A. SYEKH
MUHAMMAD ABDUH
- Riwayat Singkat Muhammad Abduh
Syekh Muhammad Abduh atau yang bernama lengkap Muhammad bin Abduh
bin Hasan Khairullah dilahirkan di sebuah desa Mahallat Nashr Kabupaten Al-Buhairah,
Mesir, pada tahun 1849 M. Syekh Muhammad Abduh bukan berasal dari keturunan orang kaya dan bukan
pula keturunan bangsawan. Akan tetapi, ayahnya dikenal sebagai orang
yang terhormat dan suka memberi pertolongan[1]
kekerasan yang diterapkan para penguasa Muhammad Ali dalam memungut pajak
menyebabakan penduduknya berpindah tempat untuk menghindarinya. Abduh
sendiri dikala itu dilahirkan dalam kondisi yang penuh kecemasan ini.[2]
Awalnya Abduh dikirim ayahnya ke Mesjid Al-Ahmadi
Tanta belakangan tempat ini menjadi pusat kebudayaan selain Al-Azhar. Akan tetapi sistem pengajaran di sana, sangat menjengkelkannya sehingga setelah dua
tahun di sana.
Ia memutuskan kembali ke kampungnya dan bertani seperti saudara-saudara
serta kerabatnya. Ketika kembali ke desa, ia dikawinkan. Pada saat itu ia
berumur 16 tahun. Semula ia bersikeras untuk tidak melanjutkan studiya, tetapi
ia kembali belajar atas perintah pamannya, Syekh Darwis, yang banyak mempengaruhi kehidupan Abduh sebelum
bertemu dengan Jamaluddin Al-Afghani. Atas jasanya tersebut, ia (Abduh) berkata, “… ia
telah membebaskanku dari penjara kebodohan (the prison of ignorance) dan
membimbingku menuju ilmu pengetahuan …”[3]
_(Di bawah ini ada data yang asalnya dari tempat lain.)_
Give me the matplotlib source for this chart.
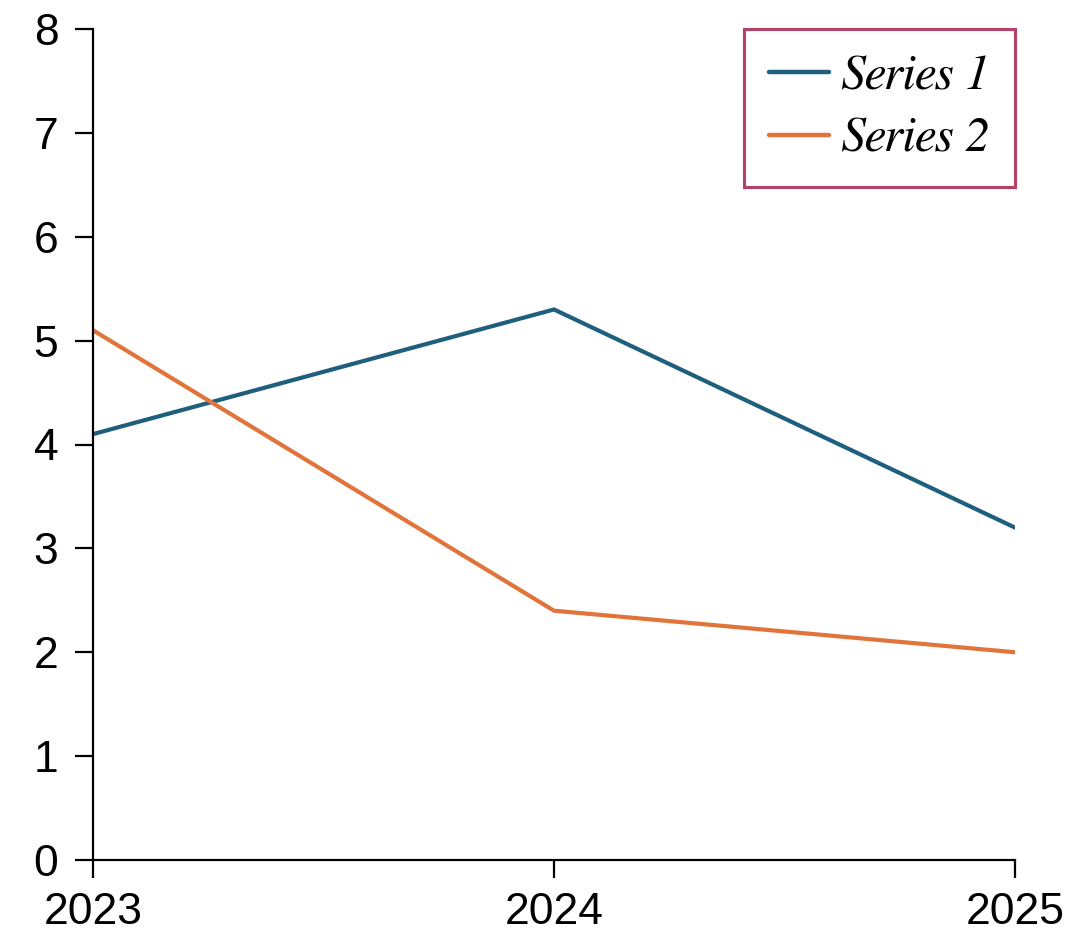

Ketika studinya selesai di bawah bimbingan
pamannya Abduh melanjutkan studi di Al-Azhar pada bulan februari 1866.[4]
Tahun 1871, Jamaluddin Al-Afghani sampai di Mesir. Ketika itu Abduh masih menjadi
mahasiswa Al-Azhar menyambut kedatangannya. Ia selalu datang menghadiri
pertemuan-pertemuan ilmiahnya dan ia pun menjadi murid kesayangan Al-Afghani.
Al-Afghani pulalah yang memotivasi Abduh aktif menulis dalam bidang sosial dan
politik. Artikel-artikel pembaharuannya banyak dimuat pada surat kabar Al-Ahram di Kairo.[5]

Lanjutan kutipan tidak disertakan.